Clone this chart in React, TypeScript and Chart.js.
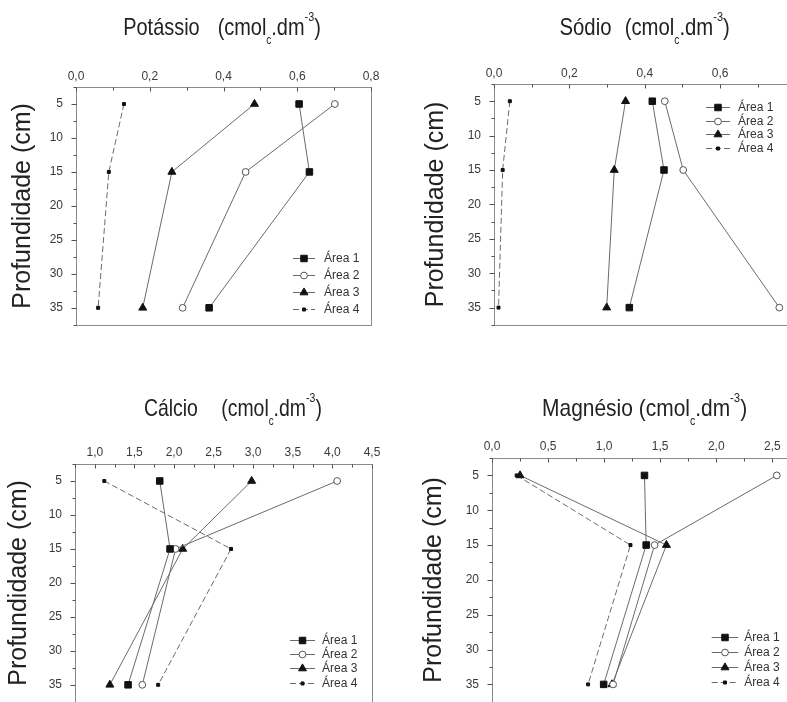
import React, { useEffect, useRef } from 'react';
import { Chart, registerables } from 'chart.js';

Chart.register(...registerables);

const FONT = '"Liberation Sans", Arial, Helvetica, sans-serif';

// ---------- data ----------
const depths = [5, 15, 35];
const areaNames = ['Área 1', 'Área 2', 'Área 3', 'Área 4'];
const depthTickLabels = [5, 10, 15, 20, 25, 30, 35];

const potassioArea1 = [0.605, 0.633, 0.361];
const potassioArea2 = [0.702, 0.46, 0.289];
const potassioArea3 = [0.484, 0.26, 0.181];
const potassioArea4 = [0.13, 0.089, 0.06];
const potassioTicks = [0, 0.2, 0.4, 0.6, 0.8];

const sodioArea1 = [0.42, 0.451, 0.359];
const sodioArea2 = [0.453, 0.502, 0.757];
const sodioArea3 = [0.349, 0.319, 0.299];
const sodioArea4 = [0.042, 0.023, 0.012];
const sodioTicks = [0, 0.2, 0.4, 0.6];

const calcioArea1 = [1.82, 1.95, 1.42];
const calcioArea2 = [4.06, 2.02, 1.6];
const calcioArea3 = [2.98, 2.11, 1.19];
const calcioArea4 = [1.12, 2.72, 1.8];
const calcioTicks = [1.0, 1.5, 2.0, 2.5, 3.0, 3.5, 4.0, 4.5];

const magnesioArea1 = [1.36, 1.375, 0.996];
const magnesioArea2 = [2.54, 1.45, 1.08];
const magnesioArea3 = [0.25, 1.556, 1.07];
const magnesioArea4 = [0.22, 1.235, 0.857];
const magnesioTicks = [0, 0.5, 1.0, 1.5, 2.0, 2.5];

// ---------- styles ----------
const LINE_COLOR = '#6b6b6b';
const seriesStyles = [
  { shape: 'rect', radius: 4.6, fill: '#111', stroke: '#111', dash: [] as number[] },
  { shape: 'circle', radius: 3.4, fill: '#fff', stroke: '#555', dash: [] as number[] },
  { shape: 'triangle', radius: 4.6, fill: '#111', stroke: '#111', dash: [] as number[] },
  { shape: 'rect', radius: 2.1, fill: '#111', stroke: '#111', dash: [6, 3] },
];

const panels = [
  {
    name: 'Potássio',
    series: [potassioArea1, potassioArea2, potassioArea3, potassioArea4],
    xTicks: potassioTicks, xMin: 0, xMax: 0.8, xStep: 0.1,
    canvas: { left: 0, top: 40, width: 393, height: 305 },
    yAxisWidth: 76, xAxisHeight: 47, padRight: 22, padBottom: 19, yTitlePad: 8, xLabelPad: 3,
    legend: { x: 293, y: 217.7, dy: 17.1, len: 22, gap: 9 },
    title: { cx: 222.2, top: 12.7, scale: 0.83, gap: 21.7 },
  },
  {
    name: 'Sódio',
    series: [sodioArea1, sodioArea2, sodioArea3, sodioArea4],
    xTicks: sodioTicks, xMin: 0, xMax: 0.78, xStep: 0.1,
    canvas: { left: 393, top: 40, width: 420, height: 305 },
    yAxisWidth: 101, xAxisHeight: 44, padRight: 25, padBottom: 20, yTitlePad: 28, xLabelPad: 3,
    legend: { x: 313, y: 67.3, dy: 13.5, len: 24, gap: 8 },
    title: { cx: 644.2, top: 12.7, scale: 0.846, gap: 15.7 },
  },
  {
    name: 'Cálcio',
    series: [calcioArea1, calcioArea2, calcioArea3, calcioArea4],
    xTicks: calcioTicks, xMin: 0.75, xMax: 4.5, xStep: 0.25,
    canvas: { left: 0, top: 420, width: 393, height: 302 },
    yAxisWidth: 75, xAxisHeight: 44, padRight: 21, padBottom: 19, yTitlePad: 4, xLabelPad: 4,
    legend: { x: 290, y: 220, dy: 14.2, len: 25, gap: 7 },
    title: { cx: 233, top: 393.7, scale: 0.81, gap: 28.8 },
  },
  {
    name: 'Magnésio',
    series: [magnesioArea1, magnesioArea2, magnesioArea3, magnesioArea4],
    xTicks: magnesioTicks, xMin: 0, xMax: 2.64, xStep: 0.25,
    canvas: { left: 393, top: 420, width: 420, height: 302 },
    yAxisWidth: 99, xAxisHeight: 38, padRight: 25, padBottom: 19, yTitlePad: 26, xLabelPad: 4,
    legend: { x: 318.7, y: 217.3, dy: 14.8, len: 26.6, gap: 6 },
    title: { cx: 645, top: 393.7, scale: 0.872, gap: 6.9 },
  },
];

type PanelCfg = typeof panels[number];

const near = (a: number, b: number) => Math.abs(a - b) < 1e-6;
const fmt = (v: number) => v.toFixed(1).replace('.', ',');

// tick positions (axis grid steps, not data)
function stepValues(min: number, max: number, step: number) {
  const out: number[] = [];
  const n = Math.floor((max - min) / step + 1e-6);
  for (let i = 0; i <= n; i++) out.push(Math.round((min + i * step) * 1e6) / 1e6);
  return out;
}

function drawMarker(ctx: CanvasRenderingContext2D, shape: string, x: number, y: number, r: number, fill: string, stroke: string) {
  ctx.save();
  ctx.setLineDash([]);
  ctx.beginPath();
  if (shape === 'rect') {
    const s = r * Math.SQRT1_2;
    ctx.rect(x - s, y - s, 2 * s, 2 * s);
  } else if (shape === 'circle') {
    ctx.arc(x, y, r, 0, Math.PI * 2);
  } else {
    ctx.moveTo(x, y - r);
    ctx.lineTo(x + r * Math.sin((2 * Math.PI) / 3), y - r * Math.cos((2 * Math.PI) / 3));
    ctx.lineTo(x + r * Math.sin((4 * Math.PI) / 3), y - r * Math.cos((4 * Math.PI) / 3));
    ctx.closePath();
  }
  ctx.fillStyle = fill;
  ctx.fill();
  ctx.lineWidth = 1;
  ctx.strokeStyle = stroke;
  ctx.stroke();
  ctx.restore();
}

function makePlugin(p: PanelCfg) {
  return {
    id: 'frameAndLegend',
    beforeDatasetsDraw(chart: any) {
      const { ctx, chartArea } = chart;
      const xs = chart.scales.x;
      const ys = chart.scales.y;
      const l = Math.round(chartArea.left) + 0.5;
      const t = Math.round(chartArea.top) + 0.5;
      const r = Math.round(chartArea.right) + 0.5;
      const b = Math.round(chartArea.bottom) + 0.5;
      ctx.save();
      ctx.lineWidth = 1;
      ctx.strokeStyle = '#8a8a8a';
      ctx.strokeRect(l, t, r - l, b - t);
      ctx.strokeStyle = '#505050';
      ctx.beginPath();
      xs.ticks.forEach((tk: any) => {
        const v = tk.value;
        const major = p.xTicks.some((m) => near(m, v));
        const px = Math.round(xs.getPixelForValue(v)) + 0.5;
        ctx.moveTo(px, t);
        ctx.lineTo(px, t + (major ? 4 : 3));
      });
      ys.ticks.forEach((tk: any) => {
        const v = tk.value;
        const major = depthTickLabels.some((m) => near(m, v));
        const py = Math.round(ys.getPixelForValue(v)) + 0.5;
        ctx.moveTo(l - (major ? 5 : 3), py);
        ctx.lineTo(l, py);
      });
      ctx.stroke();
      ctx.restore();
    },
    afterDatasetsDraw(chart: any) {
      const { ctx } = chart;
      const lg = p.legend;
      ctx.save();
      areaNames.forEach((name, i) => {
        const st = seriesStyles[i];
        const y = Math.round(lg.y + i * lg.dy) + 0.5;
        ctx.beginPath();
        ctx.setLineDash(st.dash);
        ctx.strokeStyle = LINE_COLOR;
        ctx.lineWidth = 1;
        ctx.moveTo(lg.x, y);
        ctx.lineTo(lg.x + lg.len, y);
        ctx.stroke();
        drawMarker(ctx, st.shape, lg.x + lg.len / 2, y, st.radius, st.fill, st.stroke);
        ctx.setLineDash([]);
        ctx.fillStyle = '#333';
        ctx.font = `12px ${FONT}`;
        ctx.textBaseline = 'middle';
        ctx.textAlign = 'left';
        ctx.fillText(name, lg.x + lg.len + lg.gap, y);
      });
      ctx.restore();
    },
  };
}

function Panel({ p }: { p: PanelCfg }) {
  const ref = useRef<HTMLCanvasElement | null>(null);
  useEffect(() => {
    if (!ref.current) return;
    const xTickValues = stepValues(p.xMin, p.xMax, p.xStep);
    const yTickValues = stepValues(2.5, 37.5, 2.5);
    const chart = new Chart(ref.current, {
      type: 'scatter',
      data: {
        datasets: p.series.map((vals, i) => {
          const st = seriesStyles[i];
          return {
            label: areaNames[i],
            data: vals.map((v, j) => ({ x: v, y: depths[j] })),
            showLine: true,
            borderColor: LINE_COLOR,
            borderWidth: 1,
            borderDash: st.dash,
            pointStyle: st.shape as any,
            pointRadius: st.radius,
            pointHoverRadius: st.radius,
            pointBackgroundColor: st.fill,
            pointBorderColor: st.stroke,
            pointBorderWidth: 1,
            clip: 8,
          };
        }),
      },
      options: {
        responsive: false,
        animation: false,
        devicePixelRatio: 1,
        events: [],
        layout: { padding: { left: 0, top: 0, right: p.padRight, bottom: p.padBottom } },
        plugins: { legend: { display: false }, tooltip: { enabled: false } },
        scales: {
          x: {
            type: 'linear',
            position: 'top',
            min: p.xMin,
            max: p.xMax,
            afterBuildTicks: (s: any) => { s.ticks = xTickValues.map((v) => ({ value: v })); },
            afterFit: (s: any) => { s.height = p.xAxisHeight; },
            grid: { display: false, drawTicks: false },
            border: { display: false },
            ticks: {
              autoSkip: false,
              maxRotation: 0,
              minRotation: 0,
              padding: p.xLabelPad,
              color: '#3a3a3a',
              font: { family: FONT, size: 12 },
              callback: (v: any) => {
                const n = Number(v);
                return p.xTicks.some((m) => near(m, n)) ? fmt(n) : '';
              },
            },
          },
          y: {
            type: 'linear',
            reverse: true,
            min: 2.5,
            max: 37.5,
            afterBuildTicks: (s: any) => { s.ticks = yTickValues.map((v) => ({ value: v })); },
            afterFit: (s: any) => { s.width = p.yAxisWidth; },
            grid: { display: false, drawTicks: false },
            border: { display: false },
            ticks: {
              autoSkip: false,
              padding: 13,
              color: '#3a3a3a',
              font: { family: FONT, size: 12 },
              callback: (v: any) => {
                const n = Number(v);
                return depthTickLabels.some((m) => near(m, n)) ? String(Math.round(n)) : '';
              },
            },
            title: {
              display: true,
              text: 'Profundidade (cm)',
              color: '#222',
              font: { family: FONT, size: 25 },
              padding: { top: p.yTitlePad, bottom: 0 },
            },
          },
        },
      },
      plugins: [makePlugin(p)],
    } as any);
    return () => chart.destroy();
  }, [p]);

  const t = p.title;
  return (
    <>
      <canvas
        ref={ref}
        width={p.canvas.width}
        height={p.canvas.height}
        style={{ position: 'absolute', left: p.canvas.left, top: p.canvas.top, width: p.canvas.width, height: p.canvas.height }}
      />
      <div
        style={{
          position: 'absolute', left: t.cx - 200, top: t.top, width: 400, textAlign: 'center',
          fontFamily: FONT, fontSize: 24, lineHeight: '28px', color: '#222', whiteSpace: 'nowrap',
        }}
      >
        <span style={{ display: 'inline-block', transform: `scaleX(${t.scale})` }}>
          {p.name}
          <span style={{ display: 'inline-block', width: t.gap }} />
          (cmol
          <span style={{ fontSize: 12, position: 'relative', top: 9 }}>c</span>
          .dm
          <span style={{ fontSize: 13, position: 'relative', top: -14 }}>-3</span>
          )
        </span>
      </div>
    </>
  );
}

export default function App() {
  return (
    <div
      style={{
        position: 'fixed', left: 0, top: 0, width: 787, height: 702, overflow: 'hidden',
        background: '#fff', fontFamily: FONT,
      }}
    >
      {panels.map((p) => (
        <Panel key={p.name} p={p} />
      ))}
    </div>
  );
}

┄┄┄┄┄┄┄┄┄┄┄┄┄┄┄┄┄┄┄┄

Objective = Print, exactly as written, the lines above from the first one to the one containing "const calcioTicks = [1.0, 1.5, 2.0, 2.5, 3.0, 3.5, 4.0, 4.5];". Leave out pictures.

Written response =
Clone this chart in React, TypeScript and Chart.js.
import React, { useEffect, useRef } from 'react';
import { Chart, registerables } from 'chart.js';

Chart.register(...registerables);

const FONT = '"Liberation Sans", Arial, Helvetica, sans-serif';

// ---------- data ----------
const depths = [5, 15, 35];
const areaNames = ['Área 1', 'Área 2', 'Área 3', 'Área 4'];
const depthTickLabels = [5, 10, 15, 20, 25, 30, 35];

const potassioArea1 = [0.605, 0.633, 0.361];
const potassioArea2 = [0.702, 0.46, 0.289];
const potassioArea3 = [0.484, 0.26, 0.181];
const potassioArea4 = [0.13, 0.089, 0.06];
const potassioTicks = [0, 0.2, 0.4, 0.6, 0.8];

const sodioArea1 = [0.42, 0.451, 0.359];
const sodioArea2 = [0.453, 0.502, 0.757];
const sodioArea3 = [0.349, 0.319, 0.299];
const sodioArea4 = [0.042, 0.023, 0.012];
const sodioTicks = [0, 0.2, 0.4, 0.6];

const calcioArea1 = [1.82, 1.95, 1.42];
const calcioArea2 = [4.06, 2.02, 1.6];
const calcioArea3 = [2.98, 2.11, 1.19];
const calcioArea4 = [1.12, 2.72, 1.8];
const calcioTicks = [1.0, 1.5, 2.0, 2.5, 3.0, 3.5, 4.0, 4.5];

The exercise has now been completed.